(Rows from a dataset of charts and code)
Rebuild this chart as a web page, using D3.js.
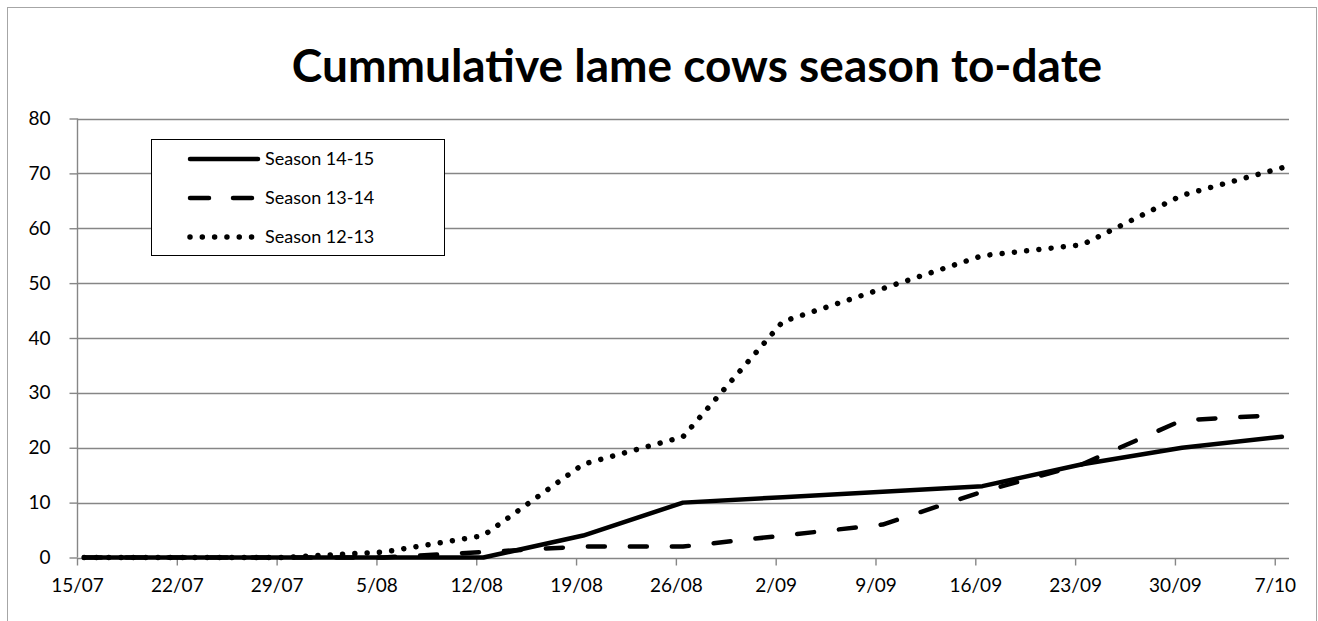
<!DOCTYPE html>
<html>
<head>
<meta charset="utf-8">
<script src="https://cdn.jsdelivr.net/npm/d3@7"></script>
<style>
  html, body { margin: 0; padding: 0; background: #fff; }
  svg { display: block; font-family: Lato, "Open Sans", sans-serif; }
</style>
</head>
<body>
<svg id="chart" width="1318" height="621"></svg>
<script>
// Weekly recording dates (day/month, 2014 season)
const dates = ["2014-07-15", "2014-07-22", "2014-07-29", "2014-08-05", "2014-08-12",
               "2014-08-19", "2014-08-26", "2014-09-02", "2014-09-09", "2014-09-16",
               "2014-09-23", "2014-09-30", "2014-10-07"];

// Cumulative lame cows per season
const season1415 = [0, 0, 0, 0, 0, 4, 10, 11, 12, 13, 17, 20, 22];
const season1314 = [0, 0, 0, 0, 1, 2, 2, 4, 6, 12, 17, 25, 26];
const season1213 = [0, 0, 0, 1, 4, 17, 22, 43, 49, 55, 57, 66, 71];

const seriesNames = ["Season 14-15", "Season 13-14", "Season 12-13"];
const yTicks = [0, 10, 20, 30, 40, 50, 60, 70, 80];
const titleText = "Cummulative lame cows season to-date";

const parse = d3.utcParse("%Y-%m-%d");
const days = dates.map(parse);

const svg = d3.select("#chart");

// chart frame
svg.append("rect")
  .attr("x", 7.5).attr("y", 7.5)
  .attr("width", 1309).attr("height", 700)
  .attr("fill", "#fff").attr("stroke", "#a6a6a6").attr("stroke-width", 1);

// date axis runs one day past the last record; each record sits mid-day
const xStart = days[0];
const xEnd = d3.utcDay.offset(days[days.length - 1], 1);
const x = d3.scaleUtc().domain([xStart, xEnd]).range([77, 1289]);
const y = d3.scaleLinear().domain([0, 80]).range([557.5, 118.5]);

const gridColor = "#868686";

// horizontal gridlines
svg.append("g")
  .selectAll("line")
  .data(yTicks.filter(v => v > 0))
  .join("line")
  .attr("x1", 77).attr("x2", 1289)
  .attr("y1", d => Math.round(y(d)) + 0.5)
  .attr("y2", d => Math.round(y(d)) + 0.5)
  .attr("stroke", gridColor).attr("stroke-width", 1.4);

// y axis
const yAxis = svg.append("g")
  .attr("transform", "translate(77.5,0)")
  .call(d3.axisLeft(y).tickValues(yTicks).tickSize(8).tickPadding(19).tickFormat(d3.format("d")));
yAxis.select(".domain").attr("stroke", gridColor).attr("stroke-width", 1.4)
  .attr("d", `M0,${y(80)}V${y(0)}`);
yAxis.selectAll(".tick line").attr("stroke", gridColor).attr("stroke-width", 1.4);
yAxis.selectAll(".tick text")
  .attr("font-family", "Lato, sans-serif")
  .attr("font-size", 19).attr("fill", "#000");

// x axis with weekly ticks
const xTicks = d3.range(days.length).map(i => d3.utcDay.offset(xStart, 7 * i));
const xAxis = svg.append("g")
  .attr("transform", `translate(0,${Math.round(y(0)) + 0.5})`)
  .call(d3.axisBottom(x).tickValues(xTicks).tickSize(7).tickPadding(13)
    .tickFormat(d3.utcFormat("%-d/%m")));
xAxis.select(".domain").attr("stroke", gridColor).attr("stroke-width", 1.4)
  .attr("d", `M${x(xStart)},0H${x(xEnd)}`);
xAxis.selectAll(".tick line").attr("stroke", gridColor).attr("stroke-width", 1.4);
xAxis.selectAll(".tick text")
  .attr("font-family", "Lato, sans-serif")
  .attr("font-size", 19).attr("fill", "#000");

// series lines
const midDay = d => d3.utcHour.offset(d, 12);
const line = d3.line()
  .x((d, i) => x(midDay(days[i])))
  .y(d => y(d));

const styles = [
  { dash: null, cap: "round" },
  { dash: "17,25", cap: "round" },
  { dash: "0.01,12.3", cap: "round" }
];
const seriesValues = [season1415, season1314, season1213];

svg.append("g")
  .selectAll("path")
  .data(seriesValues)
  .join("path")
  .attr("d", d => line(d))
  .attr("fill", "none")
  .attr("stroke", "#000")
  .attr("stroke-width", (d, i) => i === 2 ? 5.5 : 4.5)
  .attr("stroke-linejoin", "round")
  .attr("stroke-linecap", (d, i) => styles[i].cap)
  .attr("stroke-dasharray", (d, i) => styles[i].dash);

// legend
const legend = svg.append("g");
legend.append("rect")
  .attr("x", 151.5).attr("y", 139.5)
  .attr("width", 293).attr("height", 116)
  .attr("fill", "#fff").attr("stroke", "#000").attr("stroke-width", 1);

const legendRows = [159, 198, 237];
seriesNames.forEach((name, i) => {
  legend.append("line")
    .attr("x1", 190).attr("x2", 258)
    .attr("y1", legendRows[i]).attr("y2", legendRows[i])
    .attr("stroke", "#000")
    .attr("stroke-width", i === 2 ? 5.5 : 4.5)
    .attr("stroke-linecap", styles[i].cap)
    .attr("stroke-dasharray", i === 1 ? "19,24" : styles[i].dash);
  legend.append("text")
    .attr("x", 265).attr("y", legendRows[i])
    .attr("dy", "0.35em")
    .attr("font-size", 18)
    .attr("fill", "#000")
    .text(name);
});

// title
svg.append("text")
  .attr("x", 697).attr("y", 82)
  .attr("text-anchor", "middle")
  .attr("font-family", "Lato, sans-serif")
  .attr("font-weight", "bold")
  .attr("font-size", 46)
  .attr("fill", "#000")
  .text(titleText);
</script>
</body>
</html>
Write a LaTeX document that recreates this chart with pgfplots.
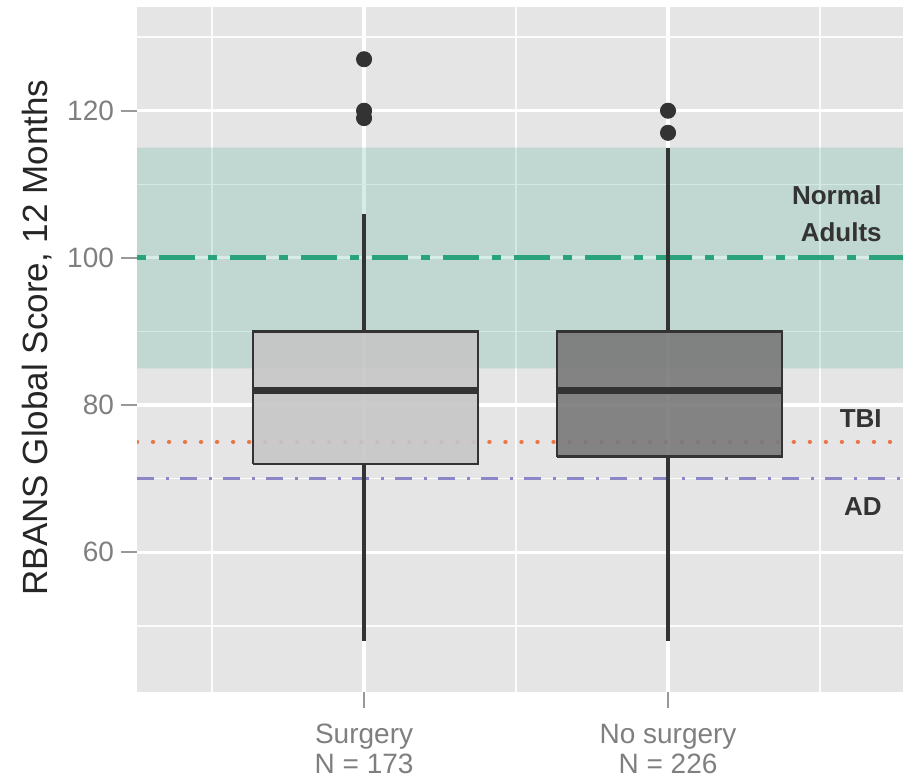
\documentclass[border=0pt]{standalone}
\usepackage{pgfplots}
\pgfplotsset{compat=1.18}
\usepackage{fontspec}
\setmainfont{Liberation Sans}
\definecolor{panel}{HTML}{E5E5E5}
\definecolor{bandgreen}{HTML}{1B9E77}
\definecolor{linegreen}{HTML}{2AA37B}
\definecolor{orng}{HTML}{E8764A}
\definecolor{purp}{HTML}{8A86C8}
\definecolor{boxlight}{HTML}{C6C6C6}
\definecolor{boxdark}{HTML}{797979}
\definecolor{edge}{HTML}{333333}
\definecolor{ticktext}{HTML}{7F7F7F}
\begin{document}
\begin{tikzpicture}
\begin{axis}[
  scale only axis, width=383pt, height=342.5pt,
  xmin=0.253, xmax=2.773, ymin=41.0, ymax=134.1,
  axis background/.style={fill=panel},
  axis line style={draw=none},
  /pgf/number format/assume math mode=true,
  xtick={1,2},
  xticklabels={{Surgery\\N = 173},{No surgery\\N = 226}},
  ytick={60,80,100,120},
  minor xtick={0.5,1.5,2.5},
  minor ytick={50,70,90,110,130},
  grid=both,
  major grid style={draw=white, line width=1.6pt},
  minor grid style={draw=white!85!panel, line width=0.8pt},
  tick align=outside, xtick pos=left, ytick pos=left,
  major tick length=8pt,
  minor tick style={draw=none},
  tick style={draw=ticktext!80, line width=1.1pt},
  xticklabel style={align=center, font=\fontsize{14}{15}\selectfont, text=ticktext, yshift=-4.5pt},
  yticklabel style={font=\fontsize{14}{15}\selectfont, text=ticktext},
  ylabel={RBANS Global Score, 12 Months},
  every axis y label/.style={at={(axis description cs:-0.1305,0.5175)}, rotate=90, anchor=center,
    font=\fontsize{17.5}{20}\selectfont, text=black!85},
]
% reference band (normal adults)
\addplot[draw=none, fill=bandgreen, fill opacity=0.18, forget plot]
  coordinates {(0,85) (3,85) (3,115) (0,115) (0,85)};
% reference lines
\addplot[linegreen, line width=2.4pt, dash pattern=on 4.5pt off 6.5pt on 18pt off 6.5pt, forget plot]
  coordinates {(0.253,100) (2.773,100)};
\addplot[orng, line width=2.2pt, line cap=round, dash pattern=on 0.01pt off 8pt, forget plot]
  coordinates {(0.253,75) (2.773,75)};
\addplot[purp, line width=1.8pt, dash pattern=on 8.5pt off 6pt on 1.5pt off 5.5pt, forget plot]
  coordinates {(0.253,70) (2.773,70)};
% Surgery: whiskers, box, median, outliers
\addplot[edge, line width=1.8pt, forget plot] coordinates {(1,48) (1,72)};
\addplot[edge, line width=1.8pt, forget plot] coordinates {(1,90) (1,106)};
\addplot[draw=edge, line width=1.3pt, fill=boxlight, fill opacity=0.9, forget plot]
  coordinates {(0.635,72) (1.375,72) (1.375,90) (0.635,90) (0.635,72)};
\addplot[edge, line width=3.5pt, forget plot] coordinates {(0.635,82) (1.375,82)};
\addplot[only marks, mark=*, mark size=3.8pt, mark options={fill=edge, draw=edge}, forget plot]
  coordinates {(1,127) (1,120) (1,119)};
% No surgery
\addplot[edge, line width=1.8pt, forget plot] coordinates {(2,48) (2,73)};
\addplot[edge, line width=1.8pt, forget plot] coordinates {(2,90) (2,115)};
\addplot[draw=edge, line width=1.3pt, fill=boxdark, fill opacity=0.9, forget plot]
  coordinates {(1.635,73) (2.375,73) (2.375,90) (1.635,90) (1.635,73)};
\addplot[edge, line width=3.5pt, forget plot] coordinates {(1.635,82) (2.375,82)};
\addplot[only marks, mark=*, mark size=3.8pt, mark options={fill=edge, draw=edge}, forget plot]
  coordinates {(2,120) (2,117)};
% annotations
\node[anchor=base east, inner sep=0pt, font=\bfseries\fontsize{13}{14}\selectfont, text=edge] at (axis cs:2.704,107.2) {Normal};
\node[anchor=base east, inner sep=0pt, font=\bfseries\fontsize{13}{14}\selectfont, text=edge] at (axis cs:2.704,102.2) {Adults};
\node[anchor=base east, inner sep=0pt, font=\bfseries\fontsize{13}{14}\selectfont, text=edge] at (axis cs:2.704,77.0) {TBI};
\node[anchor=base east, inner sep=0pt, font=\bfseries\fontsize{13}{14}\selectfont, text=edge] at (axis cs:2.704,65.0) {AD};
\end{axis}
\pgfresetboundingbox
\path ([xshift=-68.5pt,yshift=-43.5pt]current axis.south west) rectangle ([yshift=3.5pt]current axis.north east);
\end{tikzpicture}
\end{document}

§ WHAT TO DO:
Look through the entries above and list every line containing "this".

§ RESULT:
Rebuild this chart as a web page, using D3.js.
Write a LaTeX document that recreates this chart with pgfplots.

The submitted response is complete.